■ **Written instruction**
Print the data that follows exactly.

-- BEGIN Data shown --

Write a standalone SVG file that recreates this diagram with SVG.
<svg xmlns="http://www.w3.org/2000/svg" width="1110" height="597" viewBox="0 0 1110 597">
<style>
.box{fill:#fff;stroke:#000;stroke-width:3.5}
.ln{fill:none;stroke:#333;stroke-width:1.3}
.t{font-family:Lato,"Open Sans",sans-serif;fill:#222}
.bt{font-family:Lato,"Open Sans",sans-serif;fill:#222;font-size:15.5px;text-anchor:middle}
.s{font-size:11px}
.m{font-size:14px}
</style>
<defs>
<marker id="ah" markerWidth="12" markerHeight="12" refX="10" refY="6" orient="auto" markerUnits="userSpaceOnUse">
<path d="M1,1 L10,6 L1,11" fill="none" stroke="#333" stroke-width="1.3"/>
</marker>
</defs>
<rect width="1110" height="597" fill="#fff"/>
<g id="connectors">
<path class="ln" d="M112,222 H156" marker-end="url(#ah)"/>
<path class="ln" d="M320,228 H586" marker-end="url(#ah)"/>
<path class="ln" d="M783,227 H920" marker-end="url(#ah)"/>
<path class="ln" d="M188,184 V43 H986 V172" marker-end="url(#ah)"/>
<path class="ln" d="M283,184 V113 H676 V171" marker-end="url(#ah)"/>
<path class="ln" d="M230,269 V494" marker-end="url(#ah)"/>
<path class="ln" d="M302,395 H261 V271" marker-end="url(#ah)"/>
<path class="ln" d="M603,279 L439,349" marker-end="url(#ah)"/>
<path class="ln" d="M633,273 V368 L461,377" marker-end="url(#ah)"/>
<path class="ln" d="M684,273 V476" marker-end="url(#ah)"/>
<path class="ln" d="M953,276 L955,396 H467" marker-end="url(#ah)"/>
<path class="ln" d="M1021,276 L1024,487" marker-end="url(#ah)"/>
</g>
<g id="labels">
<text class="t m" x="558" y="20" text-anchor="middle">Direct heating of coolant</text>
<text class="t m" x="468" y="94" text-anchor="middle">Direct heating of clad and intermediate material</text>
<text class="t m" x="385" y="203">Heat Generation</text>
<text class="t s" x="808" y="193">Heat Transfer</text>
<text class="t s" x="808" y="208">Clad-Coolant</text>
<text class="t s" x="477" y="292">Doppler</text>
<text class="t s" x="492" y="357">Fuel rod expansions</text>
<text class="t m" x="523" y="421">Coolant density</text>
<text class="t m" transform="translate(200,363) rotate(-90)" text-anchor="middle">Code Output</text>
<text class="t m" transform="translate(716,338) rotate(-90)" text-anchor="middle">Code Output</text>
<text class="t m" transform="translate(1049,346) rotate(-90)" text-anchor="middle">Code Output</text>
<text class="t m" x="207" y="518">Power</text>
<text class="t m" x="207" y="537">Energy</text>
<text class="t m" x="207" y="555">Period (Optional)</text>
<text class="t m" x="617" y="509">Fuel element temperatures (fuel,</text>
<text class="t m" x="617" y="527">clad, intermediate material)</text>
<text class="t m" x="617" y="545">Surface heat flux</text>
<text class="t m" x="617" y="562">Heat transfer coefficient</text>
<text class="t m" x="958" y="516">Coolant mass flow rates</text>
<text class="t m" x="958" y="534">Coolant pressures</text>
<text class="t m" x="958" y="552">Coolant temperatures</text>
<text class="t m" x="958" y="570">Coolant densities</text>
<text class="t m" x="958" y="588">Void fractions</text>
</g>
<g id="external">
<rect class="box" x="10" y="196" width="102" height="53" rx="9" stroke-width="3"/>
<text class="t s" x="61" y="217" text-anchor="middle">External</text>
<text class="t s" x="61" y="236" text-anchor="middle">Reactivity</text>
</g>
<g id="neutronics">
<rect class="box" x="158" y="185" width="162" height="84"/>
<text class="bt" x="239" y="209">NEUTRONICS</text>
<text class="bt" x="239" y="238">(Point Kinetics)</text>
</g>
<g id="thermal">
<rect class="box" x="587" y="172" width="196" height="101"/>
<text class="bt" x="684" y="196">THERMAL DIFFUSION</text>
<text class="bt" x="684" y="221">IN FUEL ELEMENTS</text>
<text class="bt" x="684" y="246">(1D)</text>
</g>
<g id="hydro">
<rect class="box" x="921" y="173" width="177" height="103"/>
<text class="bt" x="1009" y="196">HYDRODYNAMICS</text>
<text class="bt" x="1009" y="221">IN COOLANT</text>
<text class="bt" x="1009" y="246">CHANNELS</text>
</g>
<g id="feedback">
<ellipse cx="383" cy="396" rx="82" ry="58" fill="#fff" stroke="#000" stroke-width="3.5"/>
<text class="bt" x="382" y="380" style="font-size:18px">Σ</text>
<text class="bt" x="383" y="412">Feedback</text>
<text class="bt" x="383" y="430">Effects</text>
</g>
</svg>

-- END Data shown --

■ **Response**
Write a standalone SVG file that recreates this diagram with SVG.
<svg xmlns="http://www.w3.org/2000/svg" width="1110" height="597" viewBox="0 0 1110 597">
<style>
.box{fill:#fff;stroke:#000;stroke-width:3.5}
.ln{fill:none;stroke:#333;stroke-width:1.3}
.t{font-family:Lato,"Open Sans",sans-serif;fill:#222}
.bt{font-family:Lato,"Open Sans",sans-serif;fill:#222;font-size:15.5px;text-anchor:middle}
.s{font-size:11px}
.m{font-size:14px}
</style>
<defs>
<marker id="ah" markerWidth="12" markerHeight="12" refX="10" refY="6" orient="auto" markerUnits="userSpaceOnUse">
<path d="M1,1 L10,6 L1,11" fill="none" stroke="#333" stroke-width="1.3"/>
</marker>
</defs>
<rect width="1110" height="597" fill="#fff"/>
<g id="connectors">
<path class="ln" d="M112,222 H156" marker-end="url(#ah)"/>
<path class="ln" d="M320,228 H586" marker-end="url(#ah)"/>
<path class="ln" d="M783,227 H920" marker-end="url(#ah)"/>
<path class="ln" d="M188,184 V43 H986 V172" marker-end="url(#ah)"/>
<path class="ln" d="M283,184 V113 H676 V171" marker-end="url(#ah)"/>
<path class="ln" d="M230,269 V494" marker-end="url(#ah)"/>
<path class="ln" d="M302,395 H261 V271" marker-end="url(#ah)"/>
<path class="ln" d="M603,279 L439,349" marker-end="url(#ah)"/>
<path class="ln" d="M633,273 V368 L461,377" marker-end="url(#ah)"/>
<path class="ln" d="M684,273 V476" marker-end="url(#ah)"/>
<path class="ln" d="M953,276 L955,396 H467" marker-end="url(#ah)"/>
<path class="ln" d="M1021,276 L1024,487" marker-end="url(#ah)"/>
</g>
<g id="labels">
<text class="t m" x="558" y="20" text-anchor="middle">Direct heating of coolant</text>
<text class="t m" x="468" y="94" text-anchor="middle">Direct heating of clad and intermediate material</text>
<text class="t m" x="385" y="203">Heat Generation</text>
<text class="t s" x="808" y="193">Heat Transfer</text>
<text class="t s" x="808" y="208">Clad-Coolant</text>
<text class="t s" x="477" y="292">Doppler</text>
<text class="t s" x="492" y="357">Fuel rod expansions</text>
<text class="t m" x="523" y="421">Coolant density</text>
<text class="t m" transform="translate(200,363) rotate(-90)" text-anchor="middle">Code Output</text>
<text class="t m" transform="translate(716,338) rotate(-90)" text-anchor="middle">Code Output</text>
<text class="t m" transform="translate(1049,346) rotate(-90)" text-anchor="middle">Code Output</text>
<text class="t m" x="207" y="518">Power</text>
<text class="t m" x="207" y="537">Energy</text>
<text class="t m" x="207" y="555">Period (Optional)</text>
<text class="t m" x="617" y="509">Fuel element temperatures (fuel,</text>
<text class="t m" x="617" y="527">clad, intermediate material)</text>
<text class="t m" x="617" y="545">Surface heat flux</text>
<text class="t m" x="617" y="562">Heat transfer coefficient</text>
<text class="t m" x="958" y="516">Coolant mass flow rates</text>
<text class="t m" x="958" y="534">Coolant pressures</text>
<text class="t m" x="958" y="552">Coolant temperatures</text>
<text class="t m" x="958" y="570">Coolant densities</text>
<text class="t m" x="958" y="588">Void fractions</text>
</g>
<g id="external">
<rect class="box" x="10" y="196" width="102" height="53" rx="9" stroke-width="3"/>
<text class="t s" x="61" y="217" text-anchor="middle">External</text>
<text class="t s" x="61" y="236" text-anchor="middle">Reactivity</text>
</g>
<g id="neutronics">
<rect class="box" x="158" y="185" width="162" height="84"/>
<text class="bt" x="239" y="209">NEUTRONICS</text>
<text class="bt" x="239" y="238">(Point Kinetics)</text>
</g>
<g id="thermal">
<rect class="box" x="587" y="172" width="196" height="101"/>
<text class="bt" x="684" y="196">THERMAL DIFFUSION</text>
<text class="bt" x="684" y="221">IN FUEL ELEMENTS</text>
<text class="bt" x="684" y="246">(1D)</text>
</g>
<g id="hydro">
<rect class="box" x="921" y="173" width="177" height="103"/>
<text class="bt" x="1009" y="196">HYDRODYNAMICS</text>
<text class="bt" x="1009" y="221">IN COOLANT</text>
<text class="bt" x="1009" y="246">CHANNELS</text>
</g>
<g id="feedback">
<ellipse cx="383" cy="396" rx="82" ry="58" fill="#fff" stroke="#000" stroke-width="3.5"/>
<text class="bt" x="382" y="380" style="font-size:18px">Σ</text>
<text class="bt" x="383" y="412">Feedback</text>
<text class="bt" x="383" y="430">Effects</text>
</g>
</svg>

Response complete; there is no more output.